About time to fire up this super boring topic, yet again!

Let me summarize what has transpired… So the fed keeps managing the stock market, currencies and international cash flows, with the EXPECTATION of a rate hike. Expectations get the job done, so why actually raise rates? Raising takes away their power. Well, the market caught on, the fed lacks credibility now, and so nobody thought they would hike in Dec. In response, the fed aggressively inserted itself back into the discussion – they dropped the hint they would be looking closely at payrolls, and of course they have inside information and already knew what payrolls will be, and of course payrolls came out huge (shocking!). Now everyone expects a rate increase again [rolls eyes]. People fall for the same trick every time. This game keeps stocks from getting further overheated, and when the hike doesn’t happen it props them up, and of course currencies and international cash flows are managed. Massive market manipulation way beyond what the fed is supposed to be doing. Anyhow I assume Obama and Xi reached a deal when he visited, and so CN won’t interrupt their game this time, as long as they get reserve currency status that is…go back on that deal at your own peril. So the fed is free to raise I say, but hard to believe they will actually do it, they would have already if that was their intention. Nov I expect to be fairly calm. But transitioning to net short by the end of Nov, close out shorts prior to Dec16 decision. That’s a win either way, low probability SPX is > 2100 going into decision. We are basically back to dec 2014 again, yawn.

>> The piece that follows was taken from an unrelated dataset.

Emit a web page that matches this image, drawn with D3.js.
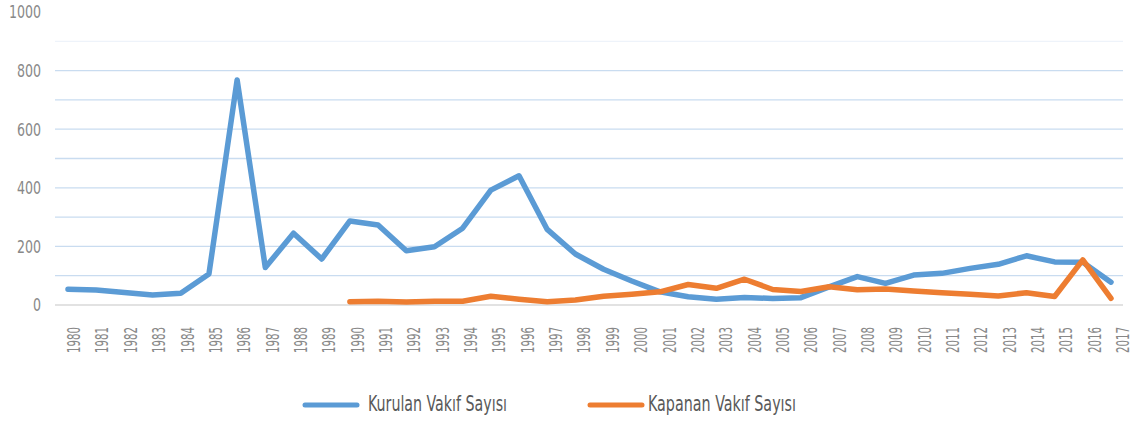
<!DOCTYPE html>
<html lang="tr">
<head>
    <meta charset="UTF-8">
    <title>Kurulan ve Kapanan Vakıf Sayısı</title>
    <script src="https://d3js.org/d3.v7.js"></script>
    <style>
        body {
            margin: 0;
            background: #fff;
        }
        text {
            font-family: "Liberation Sans Narrow", "DejaVu Sans Condensed", "Roboto", sans-serif;
            fill: #888888;
        }
    </style>
</head>
<body>
    <svg id="chart"></svg>

    <script>
        const width = 1141;
        const height = 423;

        // Data
        const years = [1980, 1981, 1982, 1983, 1984, 1985, 1986, 1987, 1988, 1989,
                       1990, 1991, 1992, 1993, 1994, 1995, 1996, 1997, 1998, 1999,
                       2000, 2001, 2002, 2003, 2004, 2005, 2006, 2007, 2008, 2009,
                       2010, 2011, 2012, 2013, 2014, 2015, 2016, 2017];
        const kurulan = [54, 51, 43, 34, 40, 106, 768, 128, 245, 157,
                         287, 273, 185, 199, 262, 392, 441, 258, 174, 122,
                         82, 45, 28, 20, 26, 22, 25, 62, 97, 74,
                         102, 108, 125, 139, 168, 147, 146, 78];
        const kapanan = [null, null, null, null, null, null, null, null, null, null,
                         11, 13, 10, 13, 13, 30, 20, 11, 17, 30,
                         37, 45, 70, 57, 88, 53, 46, 62, 52, 55,
                         48, 42, 37, 31, 42, 29, 154, 23];
        const yTicks = [0, 200, 400, 600, 800, 1000];
        const gridValues = [100, 200, 300, 400, 500, 600, 700, 800, 900];
        const seriesNames = ["Kurulan Vakıf Sayısı", "Kapanan Vakıf Sayısı"];
        const seriesColors = ["#5b9bd5", "#ed7d31"];

        const svg = d3.select("#chart")
            .attr("width", width)
            .attr("height", height);

        // Scales
        const x = d3.scalePoint().domain(years).range([68, 1111]);
        const xLabel = d3.scalePoint().domain(years).range([74, 1123]);
        const y = d3.scaleLinear().domain([0, 1000]).range([305, 12]);

        // Gridlines
        svg.append("g")
            .selectAll("line")
            .data(gridValues)
            .enter()
            .append("line")
            .attr("x1", 55)
            .attr("x2", 1123)
            .attr("y1", d => y(d))
            .attr("y2", d => y(d))
            .attr("stroke", d => d === 900 ? "#eef3fa" : "#c9dcf0")
            .attr("stroke-width", 1.3);

        // baseline
        svg.append("line")
            .attr("x1", 55)
            .attr("x2", 1123)
            .attr("y1", y(0))
            .attr("y2", y(0))
            .attr("stroke", "#d9d9d9")
            .attr("stroke-width", 1.5);

        // Y labels
        svg.append("g")
            .selectAll("text")
            .data(yTicks)
            .enter()
            .append("text")
            .attr("x", 41)
            .attr("y", d => y(d))
            .attr("dy", "0.36em")
            .attr("text-anchor", "end")
            .attr("font-size", 18)
            .attr("textLength", d => String(d).length * 8)
            .attr("lengthAdjust", "spacingAndGlyphs")
            .text(d => d);

        // X labels
        svg.append("g")
            .selectAll("text")
            .data(years)
            .enter()
            .append("text")
            .attr("transform", d => `translate(${xLabel(d)},327) rotate(-90)`)
            .attr("dy", "0.36em")
            .attr("text-anchor", "end")
            .attr("font-size", 17)
            .attr("textLength", 26)
            .attr("lengthAdjust", "spacingAndGlyphs")
            .text(d => d);

        // Lines
        const line = d3.line()
            .defined(d => d.v != null)
            .x(d => x(d.year))
            .y(d => y(d.v));

        [kurulan, kapanan].forEach((values, i) => {
            svg.append("path")
                .datum(years.map((year, j) => ({year, v: values[j]})))
                .attr("fill", "none")
                .attr("stroke", seriesColors[i])
                .attr("stroke-width", 5.5)
                .attr("stroke-linejoin", "round")
                .attr("stroke-linecap", "round")
                .attr("d", line);
        });

        // Legend
        const legendX = [305, 590];
        const legendWidths = [139, 148];
        seriesNames.forEach((name, i) => {
            const g = svg.append("g").attr("transform", `translate(${legendX[i]},405)`);
            g.append("line")
                .attr("x1", 0)
                .attr("x2", 52)
                .attr("stroke", seriesColors[i])
                .attr("stroke-width", 5)
                .attr("stroke-linecap", "round");
            g.append("text")
                .attr("x", 63 - i * 5)
                .attr("y", 6)
                .attr("font-size", 22)
                .attr("textLength", legendWidths[i])
                .attr("lengthAdjust", "spacingAndGlyphs")
                .style("fill", "#595959")
                .text(name);
        });
    </script>
</body>
</html>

Thanks for your unwarranted “shout from the stands”, Alphie. Your knowledge of American economic policies is about as well-versed as mine is on Indian train routes. The Fed has two mandates – can you tell me what they are without googling them? (HINT: It’s not to manage the stock market, currencies or international cash flows.).

And how does raising rates take away their power?!? It’s exactly the opposite.

#PissOff

^ Okay Mr. Naive, get back to me once you lose money and I’ll explain why it happened.